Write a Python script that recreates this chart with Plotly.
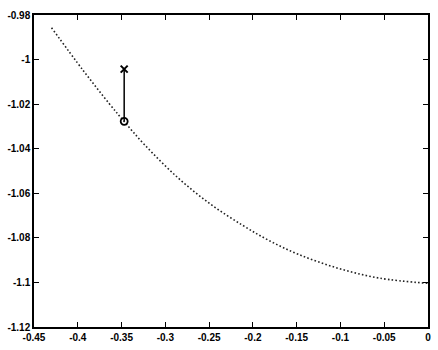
import plotly.graph_objects as go

# Dotted curve
curve_x = [-0.43, -0.394, -0.364, -0.347, -0.324, -0.286, -0.249, -0.212, -0.182, -0.148, -0.103, -0.055, 0.0]
curve_y = [-0.9857, -1.0048, -1.0198, -1.0278, -1.0381, -1.0529, -1.0647, -1.0743, -1.0811, -1.0874, -1.0936,
           -1.0981, -1.1004]

# Vertical segment: circle (bottom) and cross (top)
seg_x = [-0.347, -0.347]
seg_y = [-1.0277, -1.0043]

x_ticks = [-0.45, -0.4, -0.35, -0.3, -0.25, -0.2, -0.15, -0.1, -0.05, 0]
x_tick_text = ["-0.45", "-0.4", "-0.35", "-0.3", "-0.25", "-0.2", "-0.15", "-0.1", "-0.05", "0"]
y_ticks = [-1.12, -1.1, -1.08, -1.06, -1.04, -1.02, -1.0, -0.98]
y_tick_text = ["-1.12", "-1.1", "-1.08", "-1.06", "-1.04", "-1.02", "-1", "-0.98"]

fig = go.Figure()
fig.add_trace(go.Scatter(x=curve_x, y=curve_y, mode="lines",
                         line=dict(color="#222222", width=1.6, dash="1.6px,2.2px", shape="spline", smoothing=1.0),
                         hoverinfo="skip"))
fig.add_trace(go.Scatter(x=seg_x, y=seg_y, mode="lines",
                         line=dict(color="black", width=1.5), hoverinfo="skip"))
fig.add_trace(go.Scatter(x=[seg_x[0]], y=[seg_y[0]], mode="markers",
                         marker=dict(symbol="circle-open", size=7, color="black", line=dict(width=1.8))))
fig.add_trace(go.Scatter(x=[seg_x[1]], y=[seg_y[1]], mode="markers",
                         marker=dict(symbol="x-thin", size=7, color="black", line=dict(width=2, color="black"))))

axis_common = dict(showgrid=False, zeroline=False, showline=True, linecolor="black", linewidth=1.5,
                   mirror="ticks", ticks="inside", ticklen=5, tickwidth=1.2, tickcolor="black",
                   tickfont=dict(family="Liberation Sans, Arial", size=10, color="black", weight="bold"))

fig.update_layout(
    width=438, height=350,
    margin=dict(l=30, r=7, t=15, b=18),
    paper_bgcolor="white", plot_bgcolor="white",
    showlegend=False,
    xaxis=dict(range=[-0.45, 0], tickvals=x_ticks, ticktext=x_tick_text, **axis_common),
    yaxis=dict(range=[-1.12, -0.98], tickvals=y_ticks, ticktext=y_tick_text, **axis_common),
)
fig.write_html("out.html")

_ _ _ _

§ Instructions to follow
Transcribe the full listing above exactly as it stands, minus the pictures.

§ Output
Write a Python script that recreates this chart with Plotly.
import plotly.graph_objects as go

# Dotted curve
curve_x = [-0.43, -0.394, -0.364, -0.347, -0.324, -0.286, -0.249, -0.212, -0.182, -0.148, -0.103, -0.055, 0.0]
curve_y = [-0.9857, -1.0048, -1.0198, -1.0278, -1.0381, -1.0529, -1.0647, -1.0743, -1.0811, -1.0874, -1.0936,
           -1.0981, -1.1004]

# Vertical segment: circle (bottom) and cross (top)
seg_x = [-0.347, -0.347]
seg_y = [-1.0277, -1.0043]

x_ticks = [-0.45, -0.4, -0.35, -0.3, -0.25, -0.2, -0.15, -0.1, -0.05, 0]
x_tick_text = ["-0.45", "-0.4", "-0.35", "-0.3", "-0.25", "-0.2", "-0.15", "-0.1", "-0.05", "0"]
y_ticks = [-1.12, -1.1, -1.08, -1.06, -1.04, -1.02, -1.0, -0.98]
y_tick_text = ["-1.12", "-1.1", "-1.08", "-1.06", "-1.04", "-1.02", "-1", "-0.98"]

fig = go.Figure()
fig.add_trace(go.Scatter(x=curve_x, y=curve_y, mode="lines",
                         line=dict(color="#222222", width=1.6, dash="1.6px,2.2px", shape="spline", smoothing=1.0),
                         hoverinfo="skip"))
fig.add_trace(go.Scatter(x=seg_x, y=seg_y, mode="lines",
                         line=dict(color="black", width=1.5), hoverinfo="skip"))
fig.add_trace(go.Scatter(x=[seg_x[0]], y=[seg_y[0]], mode="markers",
                         marker=dict(symbol="circle-open", size=7, color="black", line=dict(width=1.8))))
fig.add_trace(go.Scatter(x=[seg_x[1]], y=[seg_y[1]], mode="markers",
                         marker=dict(symbol="x-thin", size=7, color="black", line=dict(width=2, color="black"))))

axis_common = dict(showgrid=False, zeroline=False, showline=True, linecolor="black", linewidth=1.5,
                   mirror="ticks", ticks="inside", ticklen=5, tickwidth=1.2, tickcolor="black",
                   tickfont=dict(family="Liberation Sans, Arial", size=10, color="black", weight="bold"))

fig.update_layout(
    width=438, height=350,
    margin=dict(l=30, r=7, t=15, b=18),
    paper_bgcolor="white", plot_bgcolor="white",
    showlegend=False,
    xaxis=dict(range=[-0.45, 0], tickvals=x_ticks, ticktext=x_tick_text, **axis_common),
    yaxis=dict(range=[-1.12, -0.98], tickvals=y_ticks, ticktext=y_tick_text, **axis_common),
)
fig.write_html("out.html")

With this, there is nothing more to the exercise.